Michelle Tirto
Staff Writer

Walking down Van Meter, I’d recently noticed a room on the top floor of Jeffrey with a makeshift periwinkle bed canopy. Upon investigation, this turned out to be Jeffrey 305, home of Olivia Brown ’16 and Rachel Brustein ’16.

Olivia Brown ’16 Relaxes on her makeshift canopy bed. (Photo: Michelle Tirto)

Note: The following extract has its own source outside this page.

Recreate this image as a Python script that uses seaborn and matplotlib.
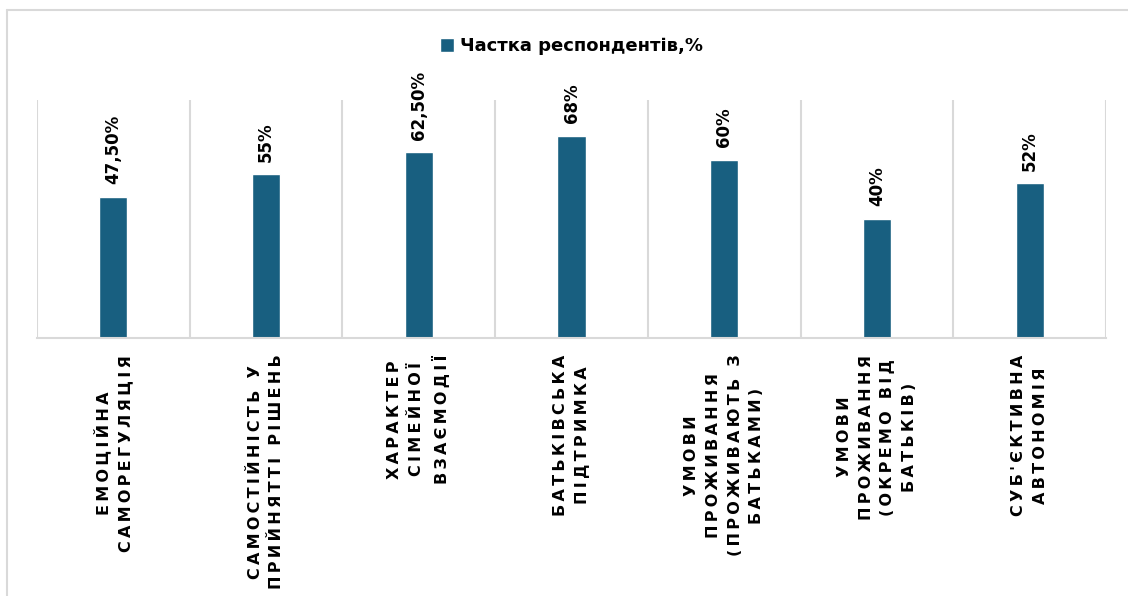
import numpy as np
import pandas as pd
import matplotlib.pyplot as plt
import seaborn as sns
from matplotlib.lines import Line2D

# Дані з діаграми
categories = [
    'ЕМОЦІЙНА\nСАМОРЕГУЛЯЦІЯ',
    'САМОСТІЙНІСТЬ У\nПРИЙНЯТТІ РІШЕНЬ',
    'ХАРАКТЕР\nСІМЕЙНОЇ\nВЗАЄМОДІЇ',
    'БАТЬКІВСЬКА\nПІДТРИМКА',
    'УМОВИ\nПРОЖИВАННЯ\n(ПРОЖИВАЮТЬ З\nБАТЬКАМИ)',
    'УМОВИ\nПРОЖИВАННЯ\n(ОКРЕМО ВІД\nБАТЬКІВ)',
    "СУБ'ЄКТИВНА\nАВТОНОМІЯ",
]
values = [47.5, 55, 62.5, 68, 60, 40, 52]
value_labels = ['47,50%', '55%', '62,50%', '68%', '60%', '40%', '52%']
series_name = 'Частка респондентів,%'

bar_color = '#185f80'
line_color = '#d9d9d9'


def spaced(text):
    # розрядка літер, як у підписах осі
    return '\n'.join('\u2009'.join(line) for line in text.split('\n'))


df = pd.DataFrame({'category': categories, 'value': values})

sns.set_style('white')
plt.rcParams['font.family'] = ['DejaVu Sans']
plt.rcParams['text.color'] = 'black'
plt.rcParams['xtick.color'] = 'black'

fig = plt.figure(figsize=(11.28, 5.96), dpi=100)
ax = fig.add_axes([37 / 1128, 258 / 596, 1069 / 1128, 238 / 596])

sns.barplot(data=df, x='category', y='value', color=bar_color, width=0.185,
            saturation=1, label=series_name, ax=ax)

ax.bar_label(ax.containers[0], labels=value_labels, rotation=90, padding=9,
             fontsize=12, fontweight='bold', color='black')

n = len(categories)
ax.set_xlim(-0.5, n - 0.5)
ax.set_ylim(0, 80)
ax.set_yticks([])
ax.set_xlabel('')
ax.set_ylabel('')

# вертикальні розділювачі між категоріями
ax.set_xticks(np.arange(-0.5, n), minor=True)
ax.grid(which='minor', axis='x', color=line_color, lw=1.5)
ax.tick_params(which='both', length=0)

ax.set_xticks(range(n))
ax.set_xticklabels([spaced(c) for c in categories], rotation=90,
                   fontsize=11.5, fontweight='bold', linespacing=1.55,
                   color='black')
ax.tick_params(axis='x', pad=12)

for s in ['top', 'right', 'left']:
    ax.spines[s].set_visible(False)
ax.spines['bottom'].set_color(line_color)
ax.spines['bottom'].set_linewidth(1.5)

leg = ax.legend(loc='lower center', bbox_to_anchor=(0.5, 1.12), frameon=False,
                handlelength=0.75, handleheight=0.75, handletextpad=0.35,
                prop={'weight': 'bold', 'size': 13})
for t in leg.get_texts():
    t.set_color('black')

# рамка області діаграми (видно лише ліву та верхню сторони)
x0 = 6.5 / 1128
y0 = 1 - 9.5 / 596
fig.add_artist(Line2D([x0, x0], [0, y0], color=line_color, lw=1.5,
                      transform=fig.transFigure))
fig.add_artist(Line2D([x0, 1], [y0, y0], color=line_color, lw=1.5,
                      transform=fig.transFigure))

fig.savefig('out.png', dpi=100)
plt.close(fig)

“I was determined to make a bed canopy,” Brown says, with a clipped twang. “I always wanted to have one, but my bed back home was too big. So for Goucher, I just cut up old bed sheets and hung them using Command hooks.”
The rest of the room is just as whimsical and crafty as the bed canopy. Little trinkets of home populate the area around Brown’s bed. Orange clothespins floating above the canopy secure photos of her family, friends, and pets; her mom’s drawing of a horse from Big Sky looks down on the green rug Brown herself spool-knitted, and on the ledge bordering her bed are a parade of baby plants, flourishing on soil from Brown’s house. “Plants make it feel more homey, because I had plants at home too,” she says. I poke a Venus fly trap that’s housed in a plastic cup Brown found and later colorfully painted, and it snaps shut. “I don’t know how well it’s doing, there’s no flies in here. I tried putting ants in there, but nothing happens,” she laughs.

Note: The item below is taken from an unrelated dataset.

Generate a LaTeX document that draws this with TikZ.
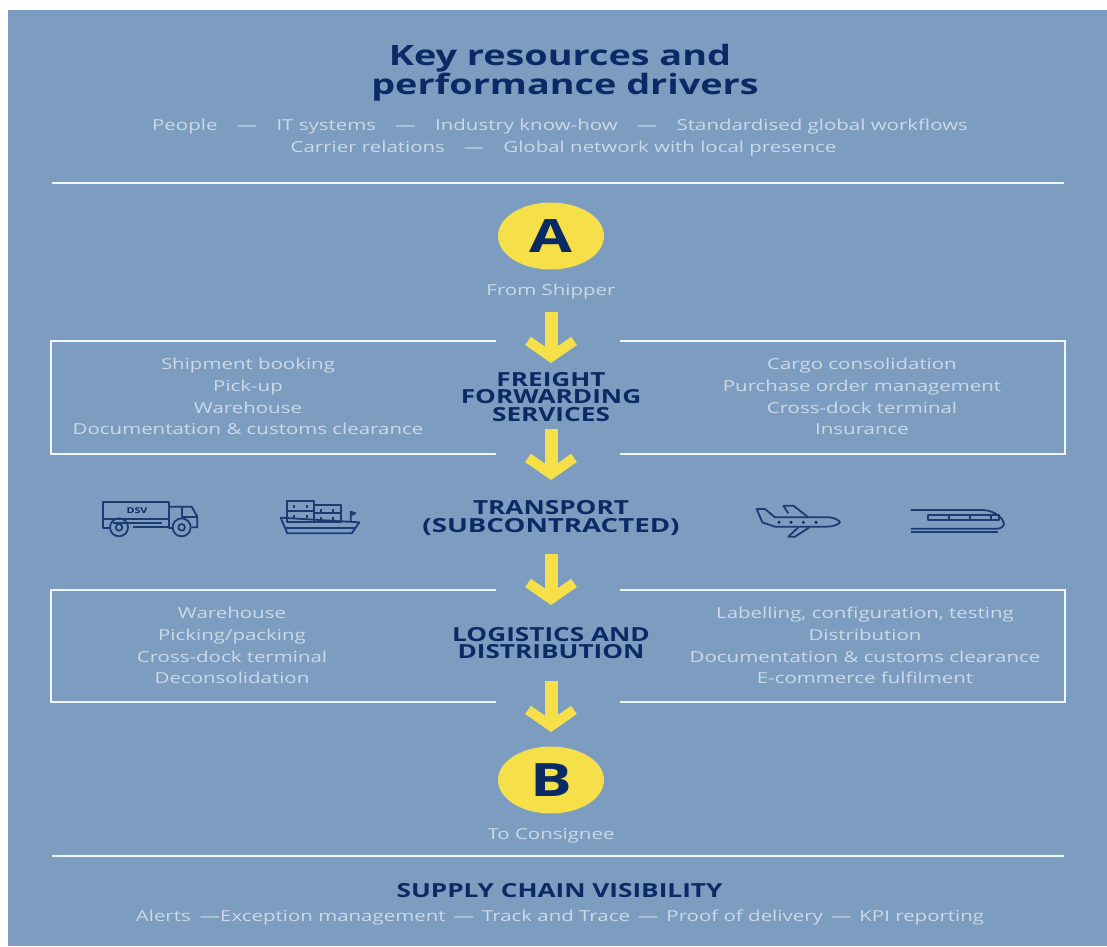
\documentclass[tikz,border=0pt]{standalone}
\usepackage{fontspec}
\setmainfont[FakeStretch=1.35]{Open Sans}
\usetikzlibrary{arrows.meta,shapes.geometric}
\definecolor{bgblue}{HTML}{7C9DC0}
\definecolor{navy}{HTML}{0A2A66}
\definecolor{sun}{HTML}{F5E04A}
\definecolor{pale}{HTML}{CBD9E8}
\newcommand{\gapdash}[1]{\hspace{#1}—\hspace{#1}}
\tikzset{
  body/.style={text=pale,font=\fontsize{15.15}{21.7}\selectfont,align=center,inner sep=0pt},
  head/.style={text=navy,font=\fontsize{19.4}{17.7}\bfseries\selectfont,align=center,inner sep=0pt},
  rule/.style={draw=white!90!bgblue,line width=1.5pt},
  disc/.style={ellipse,fill=sun,minimum width=106pt,minimum height=67pt,inner sep=0pt,text=navy,font=\fontsize{46}{46}\bfseries\selectfont},
  flow/.style={draw=sun,line width=13pt,-{Straight Barb[length=16pt,width=46pt,line width=10pt]}},
  icon/.style={draw=navy!85!bgblue,line width=1.8pt,line join=round,xscale=1/3,yscale=1/3},
}
\begin{document}
\begin{tikzpicture}[x=1pt,y=-1pt]
\useasboundingbox (0,0) rectangle (1107,946);
\fill[white] (0,0) rectangle (1107,946);
\fill[bgblue] (8,10) rectangle (1107,946);
\node[text=navy,font=\fontsize{28}{28.5}\bfseries\selectfont,align=center,inner sep=0pt] (title) at (560,72.5) {Key resources and\\\hspace*{10pt}performance drivers};
\node[body] (res1) at (560,127) {People\gapdash{19.3pt}IT systems\gapdash{19.3pt}Industry know-how\gapdash{19.3pt}Standardised global workflows};
\node[body] (res2) at (563.5,149) {Carrier relations\gapdash{19pt}Global network with local presence};
\coordinate (r1l) at (52,183); \coordinate (r1r) at (1064,183);
\draw[rule] (r1l) -- (r1r);
\node[disc] (A) at (551,236) {A};
\node[body] (ship) at (551,291.5) {From Shipper};
% boxes
\coordinate (b1a) at (496,341); \coordinate (b1b) at (51,341); \coordinate (b1c) at (51,454); \coordinate (b1d) at (496,454);
\coordinate (b2a) at (620,341); \coordinate (b2b) at (1065,341); \coordinate (b2c) at (1065,454); \coordinate (b2d) at (620,454);
\draw[rule] (b1a) -- (b1b) -- (b1c) -- (b1d);
\draw[rule] (b2a) -- (b2b) -- (b2c) -- (b2d);
\coordinate (b3a) at (496,590); \coordinate (b3b) at (51,590); \coordinate (b3c) at (51,702); \coordinate (b3d) at (496,702);
\coordinate (b4a) at (620,590); \coordinate (b4b) at (1065,590); \coordinate (b4c) at (1065,702); \coordinate (b4d) at (620,702);
\draw[rule] (b3a) -- (b3b) -- (b3c) -- (b3d);
\draw[rule] (b4a) -- (b4b) -- (b4c) -- (b4d);
\node[head] (ffs) at (551,397) {FREIGHT\\FORWARDING\\SERVICES};
\node[body] (l1) at (248,396.5) {Shipment booking\\Pick-up\\Warehouse\\Documentation \& customs clearance};
\node[body] (r1) at (862,396.5) {Cargo consolidation\\Purchase order management\\Cross-dock terminal\\Insurance};
\node[head] (trans) at (551,518) {TRANSPORT\\\scalebox{1.055}[1]{(SUBCONTRACTED)}};
\node[head] (log) at (551,643) {LOGISTICS AND\\DISTRIBUTION};
\node[body] (l2) at (232,645.5) {Warehouse\\Picking/packing\\Cross-dock terminal\\Deconsolidation};
\node[body] (r2) at (865,645.5) {Labelling, configuration, testing\\Distribution\\Documentation \& customs clearance\\E-commerce fulfilment};
\node[disc] (B) at (551,780) {B};
\node[body] (cons) at (551,835.5) {To Consignee};
\coordinate (r2l) at (52,856); \coordinate (r2r) at (1064,856);
\draw[rule] (r2l) -- (r2r);
\node[head] (scv) at (559.5,891) {SUPPLY CHAIN VISIBILITY};
\node[body] (scvl) at (560,918) {Alerts\hspace{9pt}—Exception management\gapdash{8pt}Track and Trace\gapdash{8pt}Proof of delivery\gapdash{8pt}KPI reporting};
% flow arrows
\coordinate (f1a) at (551,312); \coordinate (f1b) at (551,363);
\coordinate (f2a) at (551,429); \coordinate (f2b) at (551,480);
\coordinate (f3a) at (551,554); \coordinate (f3b) at (551,605);
\coordinate (f4a) at (551,681); \coordinate (f4b) at (551,732);
\draw[flow] (f1a) -- (f1b);
\draw[flow] (f2a) -- (f2b);
\draw[flow] (f3a) -- (f3b);
\draw[flow] (f4a) -- (f4b);
% truck
\begin{scope}[shift={(80,480)},icon]
\draw (88,145) -- (70,145) -- (70,65) -- (268,65) -- (268,145) -- (278,145);
\draw (268,80) -- (335,80) -- (352,110) -- (352,142) -- (335,142);
\draw (305,82) -- (305,110) -- (350,110);
\draw (70,118) -- (268,118);
\draw (100,128) -- (245,128);
\draw (160,142) -- (268,142);
\draw (117,142) circle (27);
\draw (117,142) circle (10);
\draw (305,142) circle (27);
\draw (305,142) circle (10);
\end{scope}
\node[text=navy,font=\fontsize{8}{8}\bfseries\selectfont,inner sep=0pt] (dsv) at (137,511) {DSV};
% ship
\begin{scope}[shift={(80,480)},icon]
\draw (602,113) -- (838,127) -- (815,160) -- (622,160) -- cycle;
\draw (615,145) -- (825,145);
\draw (622,62) rectangle (702,125);
\draw (622,92) -- (702,92);
\draw (702,75) rectangle (782,125);
\draw (702,100) -- (782,100);
\draw (642,75) -- (642,83) (680,75) -- (680,83) (642,105) -- (642,113) (680,105) -- (680,113);
\draw (722,87) -- (722,95) (760,87) -- (760,95) (722,112) -- (722,120) (760,112) -- (760,120);
\draw (812,125) -- (812,95) -- (826,100) -- (812,106);
\end{scope}
% plane
\begin{scope}[shift={(730,480)},icon]
\draw (80,87) -- (105,87) -- (135,112) -- (300,112) .. controls (318,115) and (328,122) .. (330,127) .. controls (325,135) and (305,140) .. (290,140) -- (135,140) -- (97,127) -- cycle;
\draw (175,100) -- (160,77) -- (190,77) -- (235,112);
\draw (205,142) -- (175,170) -- (195,170) -- (238,142);
\foreach \px in {147,183,220,258} \fill[navy] (\px,127) circle (5);
\end{scope}
% train
\begin{scope}[shift={(730,480)},icon]
\draw (542,90) -- (760,90) .. controls (795,92) and (820,115) .. (822,132) .. controls (820,142) and (810,146) .. (800,146) -- (542,146);
\draw (542,157) -- (805,157);
\draw (594,104) rectangle (808,120);
\draw (657,104) -- (657,120) (720,104) -- (720,120) (782,104) -- (782,120);
\end{scope}
\end{tikzpicture}
\end{document}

Almost every part of the room has been colorfully personalized. Elephant symbols are pasted on drawers, flags from Chicago (Brustein’s hometown) and Washington D.C. (Brown’s hometown) flap in the breeze, poppy, patterned tape mark the edges of the furniture, and star sculptures shine on the walls. “I made the stars out of cardboard,” Brown says, “and I got it from a book called Big Ass Book of Crafts – it’s like my bible. I like being able to recycle things and not buy them, and in fact, I didn’t really buy anything for this room.

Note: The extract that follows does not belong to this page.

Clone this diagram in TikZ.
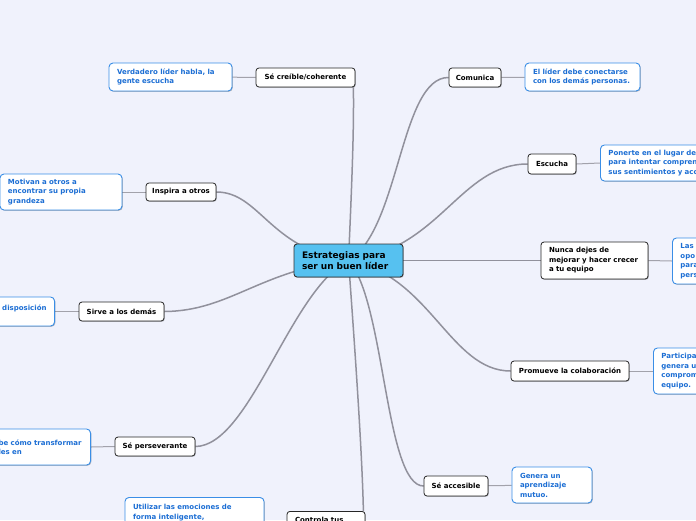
\documentclass[tikz,border=0pt]{standalone}
\usepackage{fontspec}
\newfontfamily\vf{DejaVu Sans}
\usetikzlibrary{shadows}
\definecolor{bgc}{RGB}{240,242,252}
\definecolor{ctr}{RGB}{86,193,240}
\definecolor{lfb}{RGB}{58,142,230}
\definecolor{lft}{RGB}{28,110,212}
\definecolor{cnx}{RGB}{145,145,156}
\pgfdeclarelayer{back}
\pgfdeclarelayer{bg}
\pgfsetlayers{back,bg,main}
\begin{document}
\begin{tikzpicture}[x=1pt,y=-1pt,
  every node/.style={inner sep=0pt},
  shad/.style={drop shadow={shadow xshift=0.8pt,shadow yshift=-0.8pt,fill=black,opacity=0.25}},
  ctrbox/.style={draw=black!80, fill=ctr, rounded corners=3pt, line width=0.9pt,
    font=\vf\bfseries\fontsize{9}{11.5}\selectfont, align=left, text width=93pt,
    inner xsep=8pt, minimum height=33pt, shad},
  subbox/.style={draw=black!85, fill=white, rounded corners=3pt, line width=0.8pt,
    font=\vf\bfseries\fontsize{7}{9.5}\selectfont, align=center, shad},
  leafbox/.style={draw=lfb, fill=white, text=lft, rounded corners=4pt, line width=0.9pt,
    font=\vf\bfseries\fontsize{7}{9.5}\selectfont, align=left, inner xsep=8pt, shad},
  link/.style={draw=cnx, line width=1.5pt},
  leaflink/.style={draw=cnx!85, line width=1pt}]
\useasboundingbox (0,0) rectangle (696,520);
\begin{pgfonlayer}{back}
\fill[bgc] (0,0) rectangle (696,520);
\end{pgfonlayer}
\clip (0,0) rectangle (696,520);

% central
\node[ctrbox] (c) at (348.5,260.5) {Estrategias para\\ser un buen líder};

% subtopics
\node[subbox, minimum width=99pt, minimum height=19pt] (s1) at (305.5,77.5) {Sé creíble/coherente};
\node[subbox, minimum width=70pt, minimum height=18pt] (s2) at (181,192) {Inspira a otros};
\node[subbox, minimum width=85pt, minimum height=19pt] (s3) at (121.5,311.5) {Sirve a los demás};
\node[subbox, minimum width=80pt, minimum height=19pt] (s4) at (155,446.5) {Sé perseverante};
\node[subbox, anchor=north, align=left, text width=62pt, inner xsep=8pt, inner ysep=6pt] (s5) at (326,511) {Controla tus};
\node[subbox, minimum width=52pt, minimum height=19pt] (s6) at (475,77.5) {Comunica};
\node[subbox, minimum width=48pt, minimum height=20pt] (s7) at (552,164) {Escucha};
\node[subbox, align=left, text width=91pt, inner xsep=8pt, minimum height=37pt] (s8) at (594.5,260.5) {Nunca dejes de\\mejorar y hacer crecer\\a tu equipo};
\node[subbox, minimum width=118pt, minimum height=20pt] (s9) at (570,371) {Promueve la colaboración};
\node[subbox, minimum width=64pt, minimum height=20pt] (s10) at (456,486) {Sé accesible};

% leaves
\node[leafbox, text width=107pt, minimum height=28pt] (l1) at (170.5,77) {Verdadero líder habla, la\\gente escucha};
\node[leafbox, text width=106pt, minimum height=36pt] (l2) at (61,192) {Motivan a otros a\\encontrar su propia\\grandeza};
\node[leafbox, anchor=east, text width=100pt, align=right, minimum height=29pt, text depth=8pt] (l3) at (55,311.5) {disposición};
\node[leafbox, anchor=east, text width=84pt, minimum height=36pt, text depth=9pt] (l4) at (91,447) {be cómo transformar\\les en};
\node[leafbox, anchor=north, text width=123pt, inner ysep=7pt] (l5) at (194.5,497) {Utilizar las emociones de\\forma inteligente,};
\node[leafbox, text width=99pt, minimum height=28pt] (l6) at (582.5,77) {El líder debe conectarse\\con los demás personas.};
\node[leafbox, anchor=west, text width=100pt, minimum height=36pt] (l7) at (600,163) {Ponerte en el lugar del\\para intentar compren\\sus sentimientos y acc};
\node[leafbox, anchor=west, text width=60pt, minimum height=46pt] (l8) at (672,261) {Las\\opo\\para\\pers};
\node[leafbox, anchor=west, text width=60pt, minimum height=46pt] (l9) at (653,371) {Participa\\genera u\\comprom\\equipo.};
\node[leafbox, text width=64pt, minimum height=36pt] (l10) at (552,485) {Genera un\\aprendizaje\\mutuo.};

\begin{pgfonlayer}{bg}
\draw[link] (c.center) .. controls (352,180) and (354,130) .. ([xshift=-2pt]s1.south east);
\draw[link] (c.center) .. controls (400,230) and (400,77) .. (s6.west);
\draw[link] (c.center) .. controls (440,250) and (460,164) .. (s7.west);
\draw[link] (c.center) -- (s8.west);
\draw[link] (c.center) .. controls (430,275) and (450,371) .. (s9.west);
\draw[link] (c.center) .. controls (385,300) and (385,486) .. (s10.west);
\draw[link] (c.center) .. controls (355,350) and (362,450) .. ([xshift=-2pt]s5.north east);
\draw[link] (c.center) .. controls (290,290) and (250,446) .. (s4.east);
\draw[link] (c.center) .. controls (260,270) and (230,311) .. (s3.east);
\draw[link] (c.center) .. controls (270,250) and (260,192) .. (s2.east);
\draw[leaflink] (s1) -- (l1);
\draw[leaflink] (s2) -- (l2);
\draw[leaflink] (s3.west) -- (l3.east);
\draw[leaflink] (s4.west) -- (l4.east);
\draw[leaflink] (s6) -- (l6);
\draw[leaflink] (s7.east) -- (l7.west);
\draw[leaflink] (s8.east) -- (l8.west);
\draw[leaflink] (s9.east) -- (l9.west);
\draw[leaflink] (s10) -- (l10);
\end{pgfonlayer}
\end{tikzpicture}
\end{document}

Environmentalism is a huge issue for me, and it can be fun!”

Brustein, Brown’s roommate (unavailable for the interview), has equally colorful decorations. The fridge, covered in black paper, is filled with Brustein and Brown’s chalked comments, and a variety of movie musical posters adorn her side of the room. Brown says, “After I finished setting up my stuff, Rachel [Brustein] went to the school poster sale and got a bunch of posters – she probably felt like she had to decorate more too!”